### [Dataset section]
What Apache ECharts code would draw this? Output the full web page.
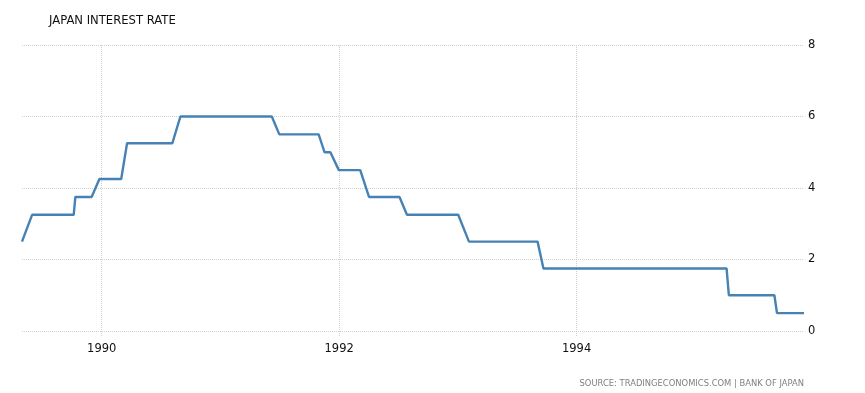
<!DOCTYPE html>
<html>
<head>
<meta charset="utf-8">
<script src="https://cdn.jsdelivr.net/npm/echarts@6/dist/echarts.min.js"></script>
<style>
html,body{margin:0;padding:0;background:#fff;}
#chart{width:865px;height:393px;}
</style>
</head>
<body>
<div id="chart"></div>
<script>
const dates = [
  '1989-05-01','1989-06-01','1989-10-07','1989-10-12','1989-12-01','1989-12-25',
  '1990-03-02','1990-03-20','1990-08-06','1990-08-31',
  '1991-06-08','1991-07-01','1991-10-30','1991-11-17','1991-12-05','1991-12-31',
  '1992-03-06','1992-04-02','1992-07-05','1992-07-28',
  '1993-01-02','1993-02-04','1993-09-03','1993-09-21',
  '1995-04-07','1995-04-14','1995-09-01','1995-09-09','1995-12-01'
];
const rates = [
  2.5,3.25,3.25,3.75,3.75,4.25,
  4.25,5.25,5.25,6.0,
  6.0,5.5,5.5,5.0,5.0,4.5,
  4.5,3.75,3.75,3.25,
  3.25,2.5,2.5,1.75,
  1.75,1.0,1.0,0.5,0.5
];
const xTickYears = [1990, 1992, 1994];
const yTicks = [0,2,4,6,8];
const title = 'JAPAN INTEREST RATE';
const source = 'SOURCE: TRADINGECONOMICS.COM | BANK OF JAPAN';

// date string -> fractional year
function toYear(s) {
  const t = Date.parse(s + 'T00:00:00Z');
  const y = new Date(t).getUTCFullYear();
  const a = Date.UTC(y, 0, 1), b = Date.UTC(y + 1, 0, 1);
  return y + (t - a) / (b - a);
}
const xs = dates.map(toYear);

const chart = echarts.init(document.getElementById('chart'), null, {renderer:'canvas'});
chart.setOption({
  animation: false,
  backgroundColor: '#fff',
  title: [{
    text: title, left: 44, top: 10,
    textStyle: {fontFamily: 'DejaVu Sans', fontSize: 11.6, fontWeight: 'normal', color: '#111'}
  }, {
    text: source, right: 56, top: 375,
    textStyle: {fontFamily: 'DejaVu Sans', fontSize: 8.4, fontWeight: 'normal', color: '#808080'}
  }],
  grid: {left: 22, right: 61, top: 45, bottom: 62, containLabel: false},
  xAxis: {
    type: 'value',
    min: xs[0],
    max: xs[xs.length-1],
    axisLine: {show: false},
    axisTick: {show: true, customValues: xTickYears, length: 5, lineStyle: {color: '#cfcfcf', type: 'dotted'}},
    axisLabel: {
      customValues: xTickYears,
      formatter: v => String(Math.round(v)),
      fontFamily: 'DejaVu Sans', fontSize: 11.5, color: '#111', margin: 12
    },
    splitLine: {show: true, lineStyle: {color: '#cfcfcf', type: 'dotted', width: 1}}
  },
  yAxis: {
    type: 'value',
    position: 'right',
    min: yTicks[0], max: yTicks[yTicks.length-1], interval: 2,
    axisLine: {show: false},
    axisTick: {show: false},
    axisLabel: {fontFamily: 'DejaVu Sans', fontSize: 11.5, color: '#111', margin: 4, padding: [3, 0, 0, 0]},
    splitLine: {show: true, lineStyle: {color: '#cfcfcf', type: 'dotted', width: 1}}
  },
  series: [{
    type: 'line',
    data: xs.map((x, i) => [x, rates[i]]),
    showSymbol: false,
    lineStyle: {color: '#4682b4', width: 2.4},
    itemStyle: {color: '#4682b4'}
  }]
});
</script>
</body>
</html>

### [Aim of the task]
Write the listing above out again exactly, dropping each image.

### [Complete output]
What Apache ECharts code would draw this? Output the full web page.
<!DOCTYPE html>
<html>
<head>
<meta charset="utf-8">
<script src="https://cdn.jsdelivr.net/npm/echarts@6/dist/echarts.min.js"></script>
<style>
html,body{margin:0;padding:0;background:#fff;}
#chart{width:865px;height:393px;}
</style>
</head>
<body>
<div id="chart"></div>
<script>
const dates = [
  '1989-05-01','1989-06-01','1989-10-07','1989-10-12','1989-12-01','1989-12-25',
  '1990-03-02','1990-03-20','1990-08-06','1990-08-31',
  '1991-06-08','1991-07-01','1991-10-30','1991-11-17','1991-12-05','1991-12-31',
  '1992-03-06','1992-04-02','1992-07-05','1992-07-28',
  '1993-01-02','1993-02-04','1993-09-03','1993-09-21',
  '1995-04-07','1995-04-14','1995-09-01','1995-09-09','1995-12-01'
];
const rates = [
  2.5,3.25,3.25,3.75,3.75,4.25,
  4.25,5.25,5.25,6.0,
  6.0,5.5,5.5,5.0,5.0,4.5,
  4.5,3.75,3.75,3.25,
  3.25,2.5,2.5,1.75,
  1.75,1.0,1.0,0.5,0.5
];
const xTickYears = [1990, 1992, 1994];
const yTicks = [0,2,4,6,8];
const title = 'JAPAN INTEREST RATE';
const source = 'SOURCE: TRADINGECONOMICS.COM | BANK OF JAPAN';

// date string -> fractional year
function toYear(s) {
  const t = Date.parse(s + 'T00:00:00Z');
  const y = new Date(t).getUTCFullYear();
  const a = Date.UTC(y, 0, 1), b = Date.UTC(y + 1, 0, 1);
  return y + (t - a) / (b - a);
}
const xs = dates.map(toYear);

const chart = echarts.init(document.getElementById('chart'), null, {renderer:'canvas'});
chart.setOption({
  animation: false,
  backgroundColor: '#fff',
  title: [{
    text: title, left: 44, top: 10,
    textStyle: {fontFamily: 'DejaVu Sans', fontSize: 11.6, fontWeight: 'normal', color: '#111'}
  }, {
    text: source, right: 56, top: 375,
    textStyle: {fontFamily: 'DejaVu Sans', fontSize: 8.4, fontWeight: 'normal', color: '#808080'}
  }],
  grid: {left: 22, right: 61, top: 45, bottom: 62, containLabel: false},
  xAxis: {
    type: 'value',
    min: xs[0],
    max: xs[xs.length-1],
    axisLine: {show: false},
    axisTick: {show: true, customValues: xTickYears, length: 5, lineStyle: {color: '#cfcfcf', type: 'dotted'}},
    axisLabel: {
      customValues: xTickYears,
      formatter: v => String(Math.round(v)),
      fontFamily: 'DejaVu Sans', fontSize: 11.5, color: '#111', margin: 12
    },
    splitLine: {show: true, lineStyle: {color: '#cfcfcf', type: 'dotted', width: 1}}
  },
  yAxis: {
    type: 'value',
    position: 'right',
    min: yTicks[0], max: yTicks[yTicks.length-1], interval: 2,
    axisLine: {show: false},
    axisTick: {show: false},
    axisLabel: {fontFamily: 'DejaVu Sans', fontSize: 11.5, color: '#111', margin: 4, padding: [3, 0, 0, 0]},
    splitLine: {show: true, lineStyle: {color: '#cfcfcf', type: 'dotted', width: 1}}
  },
  series: [{
    type: 'line',
    data: xs.map((x, i) => [x, rates[i]]),
    showSymbol: false,
    lineStyle: {color: '#4682b4', width: 2.4},
    itemStyle: {color: '#4682b4'}
  }]
});
</script>
</body>
</html>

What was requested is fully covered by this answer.